"I could be fishing, and I could be hunting, and I wish I could be doing a little bit of both," Keith Linthicum sighed, bending over the back of his red pickup and handing his son a car muffler. "But hell, I reckon we can have a little fun around here just as well."

While thousands of local residents yesterday celebrated the Memorial Day weekend by taking highways and waterways to vacation resorts in surrounding hills and seashores, many others, like the Linthicum family of Silver Spring, decided it best to stick around home, fix up the family cars, sip a few ice teas and barbecue a turkey or two out back.

It was that kind of day in Washington. The tempearture was in the 80s, but the overcast skies kept many people close to home. Playgrounds, tennis courts and picnic parks were packed, while a light haze of barbecue smoke wafted up from backyards throughout the District of Columbia and its suburbs.

It was a nice day, but not nice enough to wander away.

The National Weather Service forecast better things for today and tomorrow, with sunny and pleasant temperatures in the high 70s and no chance of rain through tonight.

Crowds yesterday in Ocean City -- Washington's favorite Eastern Shore vacation retreat -- were 20,000 below Memorial Day projections made by that resort area's visitors bureau. Some merchants there blamed the cloudy weather for the smallish crowds, while others lamented the high price of gasoline.

Keith Linthicum blamed his muffler.

"See that baby?" he asked, pointing at a trailer home parked behind a pink rhodedendron bush near his house. "Every chance we get we're out on the road with it -- West Virginia, Pennsylvania, Eastern Shore. . .
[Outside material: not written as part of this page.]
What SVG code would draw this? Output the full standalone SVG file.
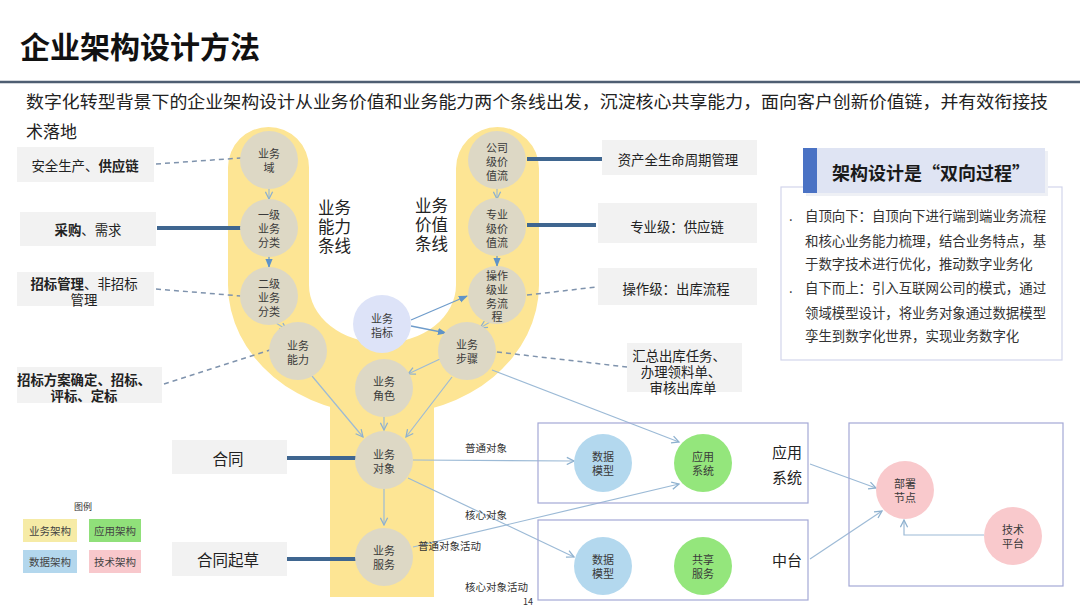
<svg xmlns="http://www.w3.org/2000/svg" width="1080" height="608" viewBox="0 0 1080 608">
<style>
text{font-family:"Noto Sans CJK SC","Noto Sans",sans-serif;fill:#222;dominant-baseline:central}
.c{text-anchor:middle}
.nt{font-size:11px;fill:#3a3a3a}
.biz{fill:#ddd8c5}
.lbl{fill:#f2f2f2}
.bt{font-size:13.4px}
.b{font-weight:bold}
.bl16{font-size:16.5px}
.dash{stroke:#7f93ad;stroke-width:1.5;stroke-dasharray:5 4;fill:none}
.thick{stroke:#3f6690;stroke-width:4;fill:none}
.lt{stroke:#9cbad6;stroke-width:1.2;fill:none;marker-end:url(#oa)}
.bl{stroke:#6f9ccb;stroke-width:1.3;fill:none;marker-end:url(#fa)}
.frame{fill:none;stroke:#a4a8d6;stroke-width:1.2}
.el{font-size:10.5px;fill:#333}
</style>
<defs>
<marker id="oa" viewBox="0 0 10 10" refX="9" refY="5" markerWidth="9" markerHeight="9" markerUnits="userSpaceOnUse" orient="auto">
<path d="M1,1 L9,5 L1,9" fill="none" stroke="#8eb1cf" stroke-width="1.4"/>
</marker>
<marker id="fa" viewBox="0 0 10 10" refX="9" refY="5" markerWidth="9" markerHeight="9" markerUnits="userSpaceOnUse" orient="auto">
<path d="M0,1 L10,5 L0,9 Z" fill="#5f93c8"/>
</marker>
</defs>
<rect width="1080" height="608" fill="#fff"/>

<g id="header">
<text x="20" y="45" style="font-size:30px;font-weight:bold;fill:#111">企业架构设计方法</text>
<line x1="0" y1="82" x2="1080" y2="82" stroke="#4e5e72" stroke-width="2.5"/>
<text x="26" y="100" style="font-size:17px" textLength="1022" lengthAdjust="spacingAndGlyphs">数字化转型背景下的企业架构设计从业务价值和业务能力两个条线出发，沉淀核心共享能力，面向客户创新价值链，并有效衔接技</text>
<text x="26" y="130" style="font-size:17px">术落地</text>
</g>

<g id="band">
<path d="M228,167.5 A40.5,40.5 0 0 1 309,167.5 L309,285 A73.5,58 0 0 0 456,285 L456,168.5 A41.5,41.5 0 0 1 539,168.5 L539,285 A155.5,130 0 0 1 228,285 Z" fill="#fde594"/>
<rect x="330" y="380" width="104" height="217" fill="#fde594"/>
</g>

<g id="band-labels">
<text class="bl16" x="318" y="207">业务<tspan x="318" dy="19">能力</tspan><tspan x="318" dy="19">条线</tspan></text>
<text class="bl16" x="415" y="205">业务<tspan x="415" dy="19">价值</tspan><tspan x="415" dy="19">条线</tspan></text>
</g>

<g id="connectors">
<line class="dash" x1="156" y1="164" x2="241" y2="158"/>
<line class="thick" x1="157" y1="228" x2="241" y2="228"/>
<line class="dash" x1="156" y1="289" x2="241" y2="296"/>
<line class="dash" x1="164" y1="384" x2="270" y2="350"/>
<line class="thick" x1="527" y1="159" x2="602" y2="159"/>
<line class="thick" x1="527" y1="225" x2="596" y2="225"/>
<line class="dash" x1="527" y1="295" x2="597" y2="287"/>
<line class="dash" x1="497" y1="352" x2="627" y2="367"/>
<line class="thick" x1="287" y1="458" x2="357" y2="458"/>
<line class="thick" x1="287" y1="559" x2="357" y2="559"/>

<line class="lt" x1="269" y1="189" x2="269" y2="199"/>
<line class="bl" x1="269" y1="256" x2="269" y2="267"/>
<line class="lt" x1="276" y1="323" x2="287" y2="330"/>
<line class="lt" x1="497" y1="189" x2="497" y2="199"/>
<line class="bl" x1="497" y1="256" x2="497" y2="266"/>
<line class="lt" x1="490" y1="322" x2="480" y2="328"/>
<line class="bl" x1="411" y1="320" x2="467" y2="296"/>
<line class="bl" x1="411" y1="326" x2="446" y2="333"/>
<line class="lt" x1="440" y1="359" x2="408" y2="374"/>
<line class="lt" x1="312" y1="376" x2="363" y2="437"/>
<line class="lt" x1="384" y1="417" x2="384" y2="430"/>
<line class="lt" x1="452" y1="377" x2="406" y2="437"/>
<line class="lt" x1="384" y1="489" x2="384" y2="525"/>

<line class="lt" x1="413" y1="460" x2="574" y2="461"/>
<line class="lt" x1="408" y1="478" x2="574" y2="557"/>
<line class="lt" x1="413" y1="547" x2="679" y2="484"/>
<line class="lt" x1="492" y1="370" x2="679" y2="442"/>
<line class="lt" x1="810" y1="464" x2="876" y2="488"/>
<line class="lt" x1="810" y1="559" x2="882" y2="511"/>
<polyline class="lt" points="984,535 904,535 904,520"/>

<text class="el" x="465" y="447">普通对象</text>
<text class="el" x="465" y="514">核心对象</text>
<text class="el" x="418" y="545">普通对象活动</text>
<text class="el" x="465" y="586">核心对象活动</text>
</g>

<g id="n-domain"><circle class="biz" cx="269" cy="160" r="29"/><text class="c nt" x="269" y="153">业务<tspan x="269" dy="14">域</tspan></text></g>
<g id="n-l1"><circle class="biz" cx="269" cy="228" r="29"/><text class="c nt" x="269" y="214">一级<tspan x="269" dy="14">业务</tspan><tspan x="269" dy="14">分类</tspan></text></g>
<g id="n-l2"><circle class="biz" cx="269" cy="296" r="29"/><text class="c nt" x="269" y="283">二级<tspan x="269" dy="14">业务</tspan><tspan x="269" dy="14">分类</tspan></text></g>
<g id="n-cap"><circle class="biz" cx="298" cy="351" r="29"/><text class="c nt" x="298" y="345">业务<tspan x="298" dy="14">能力</tspan></text></g>
<g id="n-kpi"><circle cx="382" cy="324" r="29" fill="#dde3f8"/><text class="c nt" x="382" y="318">业务<tspan x="382" dy="14">指标</tspan></text></g>
<g id="n-role"><circle class="biz" cx="384" cy="388" r="29"/><text class="c nt" x="384" y="381">业务<tspan x="384" dy="14">角色</tspan></text></g>
<g id="n-step"><circle class="biz" cx="467" cy="351" r="29"/><text class="c nt" x="467" y="344">业务<tspan x="467" dy="14">步骤</tspan></text></g>
<g id="n-v1"><circle class="biz" cx="497" cy="160" r="29"/><text class="c nt" x="497" y="147">公司<tspan x="497" dy="14">级价</tspan><tspan x="497" dy="14">值流</tspan></text></g>
<g id="n-v2"><circle class="biz" cx="497" cy="227" r="29"/><text class="c nt" x="497" y="214">专业<tspan x="497" dy="14">级价</tspan><tspan x="497" dy="14">值流</tspan></text></g>
<g id="n-v3"><circle class="biz" cx="497" cy="295" r="29"/><text class="c nt" x="497" y="275">操作<tspan x="497" dy="14">级业</tspan><tspan x="497" dy="14">务流</tspan><tspan x="497" dy="13">程</tspan></text></g>
<g id="n-obj"><circle class="biz" cx="384" cy="460" r="29"/><text class="c nt" x="384" y="454">业务<tspan x="384" dy="14">对象</tspan></text></g>
<g id="n-svc"><circle class="biz" cx="384" cy="557" r="29"/><text class="c nt" x="384" y="550">业务<tspan x="384" dy="14">服务</tspan></text></g>

<g id="l-safe"><rect class="lbl" x="17" y="147" width="137" height="35"/><text class="c bt" x="85" y="165">安全生产、<tspan class="b">供应链</tspan></text></g>
<g id="l-buy"><rect class="lbl" x="20" y="212" width="136" height="34"/><text class="c bt" x="88" y="229"><tspan class="b">采购</tspan>、需求</text></g>
<g id="l-bid"><rect class="lbl" x="17" y="272" width="137" height="34"/><text class="c bt" x="84" y="283"><tspan class="b">招标管理</tspan>、非招标<tspan x="84" dy="16">管理</tspan></text></g>
<g id="l-plan"><rect class="lbl" x="17" y="367" width="145" height="36"/><text class="c bt b" x="84" y="379">招标方案确定、招标、<tspan x="84" dy="16">评标、定标</tspan></text></g>

<g id="r-asset"><rect class="lbl" x="602" y="140" width="155" height="35"/><text class="c bt" x="678" y="159">资产全生命周期管理</text></g>
<g id="r-prof"><rect class="lbl" x="598" y="203" width="159" height="40"/><text class="c bt" x="677" y="226">专业级：供应链</text></g>
<g id="r-op"><rect class="lbl" x="598" y="268" width="159" height="37"/><text class="c bt" x="676" y="288">操作级：出库流程</text></g>
<g id="r-task"><rect class="lbl" x="627" y="343" width="115" height="49"/><text class="c bt" x="679" y="355">汇总出库任务、<tspan x="681" dy="16">办理领料单、</tspan><tspan x="683" dy="16">审核出库单</tspan></text></g>

<g id="l-contract"><rect class="lbl" x="172" y="440" width="115" height="34"/><text class="c" x="228" y="458" style="font-size:15.5px">合同</text></g>
<g id="l-draft"><rect class="lbl" x="172" y="542" width="115" height="34"/><text class="c" x="228" y="559" style="font-size:15.5px">合同起草</text></g>

<g id="panel">
<rect x="781" y="187" width="281" height="173" fill="#fff" stroke="#d2d5ec" stroke-width="1.2"/>
<rect x="806" y="151" width="242" height="45" fill="#eef0f5"/>
<rect x="803" y="148" width="242" height="45" fill="#dfe4f3"/>
<rect x="803" y="148" width="14" height="45" fill="#4a72c4"/>
<text x="832" y="172" style="font-size:18px;font-weight:bold;fill:#1a1a1a">架构设计是“双向过程”</text>
<text x="789" y="215" style="font-size:13px">.</text>
<text x="789" y="287" style="font-size:13px">.</text>
<text class="bt" x="805" y="215" style="fill:#333">自顶向下：自顶向下进行端到端业务流程<tspan x="805" dy="24.5">和核心业务能力梳理，结合业务特点，基</tspan><tspan x="805" dy="23.5">于数字技术进行优化，推动数字业务化</tspan><tspan x="805" dy="24">自下而上：引入互联网公司的模式，通过</tspan><tspan x="805" dy="24.5">领域模型设计，将业务对象通过数据模型</tspan><tspan x="805" dy="23.5">孪生到数字化世界，实现业务数字化</tspan></text>
</g>

<g id="app-frame">
<rect class="frame" x="538" y="423" width="270" height="80"/>
<text x="772" y="451" style="font-size:15px">应用<tspan x="772" dy="25">系统</tspan></text>
</g>
<g id="mid-frame">
<rect class="frame" x="538" y="520" width="270" height="80"/>
<text x="772" y="559" style="font-size:15px">中台</text>
</g>
<g id="tech-frame"><rect class="frame" x="849" y="423" width="214" height="163"/></g>

<g id="n-dm1"><circle cx="603" cy="463" r="29" fill="#b3d8ee"/><text class="c nt" x="603" y="456">数据<tspan x="603" dy="14">模型</tspan></text></g>
<g id="n-app"><circle cx="703" cy="463" r="29" fill="#94e67c"/><text class="c nt" x="703" y="456">应用<tspan x="703" dy="14">系统</tspan></text></g>
<g id="n-dm2"><circle cx="603" cy="566" r="29" fill="#b3d8ee"/><text class="c nt" x="603" y="559">数据<tspan x="603" dy="14">模型</tspan></text></g>
<g id="n-share"><circle cx="703" cy="566" r="29" fill="#94e67c"/><text class="c nt" x="703" y="559">共享<tspan x="703" dy="14">服务</tspan></text></g>
<g id="n-deploy"><circle cx="905" cy="490" r="29" fill="#f9c9cc"/><text class="c nt" x="905" y="483">部署<tspan x="905" dy="14">节点</tspan></text></g>
<g id="n-tech"><circle cx="1013" cy="536" r="29" fill="#f9c9cc"/><text class="c nt" x="1013" y="529">技术<tspan x="1013" dy="14">平台</tspan></text></g>

<g id="legend">
<text class="c" x="83" y="506" style="font-size:9px;fill:#333">图例</text>
<rect x="23" y="519" width="54" height="23" fill="#f6eba6"/>
<text class="c" x="50" y="530.5" style="font-size:10.5px;fill:#444">业务架构</text>
<rect x="89" y="519" width="52" height="23" fill="#90e07a"/>
<text class="c" x="115" y="530.5" style="font-size:10.5px;fill:#444">应用架构</text>
<rect x="23" y="550" width="54" height="23" fill="#b3d7ed"/>
<text class="c" x="50" y="561.5" style="font-size:10.5px;fill:#444">数据架构</text>
<rect x="89" y="550" width="52" height="23" fill="#f8c8cc"/>
<text class="c" x="115" y="561.5" style="font-size:10.5px;fill:#444">技术架构</text>
</g>

<text x="528" y="601" class="c" style="font-size:9px;fill:#333">14</text>
</svg>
"But this," he went on, waving his hand at a clump of rusted mufflers and manifolds on his front lawn, "is why we're going nowhere."

Linthicum and his 35-year old mechanic son Roger spent most of yesterday afternoon under the pickup and Roger's own Oldsmobile. For the better part of two months the exhaust systems of both vehicles were held together by aluminum Coca-Cola cans.

Then Verabelle, the elder Linthincum's wife, said she had enough. She wasn't going to be driving around scared to death of getting a ticket for making too much noise on the road.

So, instead of fishing for flounder off Chincateague Island this Memorial Day weekend, Verabelle was baking beans and barbecung a turkey, grandsons Keith and Roger Jr. were scooting up and down the sidewalk on a mechanic's creeper, Keith and Roger were getting greasy, and Teeny, the 15-year-old poodle, was catching a few rays in the back seat of the Pinto out front.

Sticking close to home, of course, was nothing new to this family. Thirty-two years ago the Linthicums were the first familt to move into the Forest Estates subdivision off Georgia Avenue. Since then, all the other brick ramblers in the subdivision have been bought and sold at least two or three times. Keith and Verabelle are the only original owners left in the quiet, shady middle-income neighborhood.

Linthicum, a truck driver for Montgromery County schools, was reflecting on that when he remembered the maple trees, he said.

"A couple years after we moved in this citizens association came round saying they were gonna put up pin oaks all up and down the street," he recalled. "They wanted some money. I didn't like oaks so I went into the woods, got a few maples and planted them.

"Everybody else got oak here, but I got my maples," he said laughing. "They stayed."

He and his son then crawled beneath the car and went back to work.